Samsung has been handed a lifeline in its trial against Apple.

Judge Lucy Koh has overruled Magistrate Judge Paul S. Grewal in the ongoing Apple vs. Samsung trial and handed the Korean company a chance to get a better verdict. Rather than providing an adverse interference instruction against Samsung alone over deleted emails — as Judge Grewal ordered — the court will tell the jury exactly the same thing about both companies.

According to FOSS Patents’ Florian Mueller, this gives Samsung the chance to get a “verdict it can live with.” This is what the jury will hear from the court about Samsung:

Samsung Electronics Company has failed to preserve evidence for Apple’s use in this litigation after Samsung Electronics Company’s duty to preserve arose. Whether this fact is important to you in reaching a verdict in this case is for you to decide.

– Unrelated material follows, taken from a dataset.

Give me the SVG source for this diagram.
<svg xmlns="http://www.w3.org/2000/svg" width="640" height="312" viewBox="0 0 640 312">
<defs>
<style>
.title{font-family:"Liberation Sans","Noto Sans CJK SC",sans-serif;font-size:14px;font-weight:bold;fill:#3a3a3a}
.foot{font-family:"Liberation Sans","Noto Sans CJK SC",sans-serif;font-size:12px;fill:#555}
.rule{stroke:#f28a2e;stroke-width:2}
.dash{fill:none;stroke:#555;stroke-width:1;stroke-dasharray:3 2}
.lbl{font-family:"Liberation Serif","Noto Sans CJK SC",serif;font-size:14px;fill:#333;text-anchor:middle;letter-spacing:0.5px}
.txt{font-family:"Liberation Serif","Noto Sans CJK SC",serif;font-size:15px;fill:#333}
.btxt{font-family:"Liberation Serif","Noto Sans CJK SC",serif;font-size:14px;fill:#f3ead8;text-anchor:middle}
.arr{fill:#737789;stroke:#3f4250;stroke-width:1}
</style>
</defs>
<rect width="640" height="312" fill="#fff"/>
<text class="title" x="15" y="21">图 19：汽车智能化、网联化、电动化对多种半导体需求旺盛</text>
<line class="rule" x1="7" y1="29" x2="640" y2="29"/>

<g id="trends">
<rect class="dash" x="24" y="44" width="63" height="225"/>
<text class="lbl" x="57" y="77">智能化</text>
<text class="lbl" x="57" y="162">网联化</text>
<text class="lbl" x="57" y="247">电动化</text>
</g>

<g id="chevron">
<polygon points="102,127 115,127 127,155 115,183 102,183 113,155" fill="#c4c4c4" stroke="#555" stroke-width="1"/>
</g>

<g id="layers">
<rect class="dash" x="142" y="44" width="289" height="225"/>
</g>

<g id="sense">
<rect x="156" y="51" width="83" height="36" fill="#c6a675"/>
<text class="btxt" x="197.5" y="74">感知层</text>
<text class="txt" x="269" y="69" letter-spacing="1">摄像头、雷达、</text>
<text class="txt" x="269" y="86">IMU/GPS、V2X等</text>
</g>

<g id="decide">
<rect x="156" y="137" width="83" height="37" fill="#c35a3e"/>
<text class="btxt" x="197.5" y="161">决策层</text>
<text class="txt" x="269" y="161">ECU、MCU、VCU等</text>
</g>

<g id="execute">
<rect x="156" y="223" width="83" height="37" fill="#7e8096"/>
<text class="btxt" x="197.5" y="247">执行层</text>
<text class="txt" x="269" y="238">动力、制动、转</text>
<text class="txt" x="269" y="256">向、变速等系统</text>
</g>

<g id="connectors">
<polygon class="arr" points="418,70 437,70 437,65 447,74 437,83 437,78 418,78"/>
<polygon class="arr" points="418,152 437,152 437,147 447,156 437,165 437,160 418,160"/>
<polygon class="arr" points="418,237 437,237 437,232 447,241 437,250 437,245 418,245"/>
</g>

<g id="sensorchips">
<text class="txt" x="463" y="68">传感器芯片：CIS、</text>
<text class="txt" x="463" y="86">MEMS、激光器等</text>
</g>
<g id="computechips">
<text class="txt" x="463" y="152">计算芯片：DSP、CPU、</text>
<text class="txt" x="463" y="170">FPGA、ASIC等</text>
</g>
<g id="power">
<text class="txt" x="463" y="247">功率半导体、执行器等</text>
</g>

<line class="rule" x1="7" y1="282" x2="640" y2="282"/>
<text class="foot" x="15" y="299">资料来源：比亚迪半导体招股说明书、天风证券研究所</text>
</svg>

And this is what the jury will hear from the court about Apple:

Apple has failed to preserve evidence for Samsung’s use in this litigation after Apple’s duty to preserve arose. Whether this fact is important to you in reaching a verdict in this case is for you to decide.

FOSS Patents notes that as a result of this, the jury will not consider Samsung any less trustworthy than Apple, which would have been the case had Judge Grewal’s order been upheld.

Samsung argued that Apple’s duty to preserve emails must have arisen no later that Samsung’s, and the company wanted to be treated equally. If Samsung received an adverse inference instruction, it wanted Apple to get one, too. Or it wanted neither party to receive one. Judge Grewal dimissed Samsung’s motion as untimely, according to FOSS Patents, but Judge Koh was much softer with her ruling.

It appears that Judge Koh was too concerned about appearing to apply double standards to the two parties. However, I continue to believe that the facts in Samsung’s case — given that the Korean company already faced problems in U.S. litigation due to its automatic deletion of emails seven years ago — were far more serious than the ones in Apple’s case. Judge Koh certainly missed an opportunity to show strength and treat companies differently if the facts warrant it, even if the parties’ conduct may appear comparable at the highest level of abstraction.

FOSS Patents notes that if the outcome of the trial does’t go Apple’s way, the Cupertino company could use this situation in its appeal, and ask for a retrial with a different instruction. Right now, all it can do is convince Judge Koh to change her mind ahead of the jury deliberations that will start on Wednesday.

Apple is still said to be in a good position, and it likely to win the case. However, the company would be in a much better position if Judge Grewal’s decision was upheld. “Now there will be two extremely soft instructions that cancel each other out,” Mueller writes.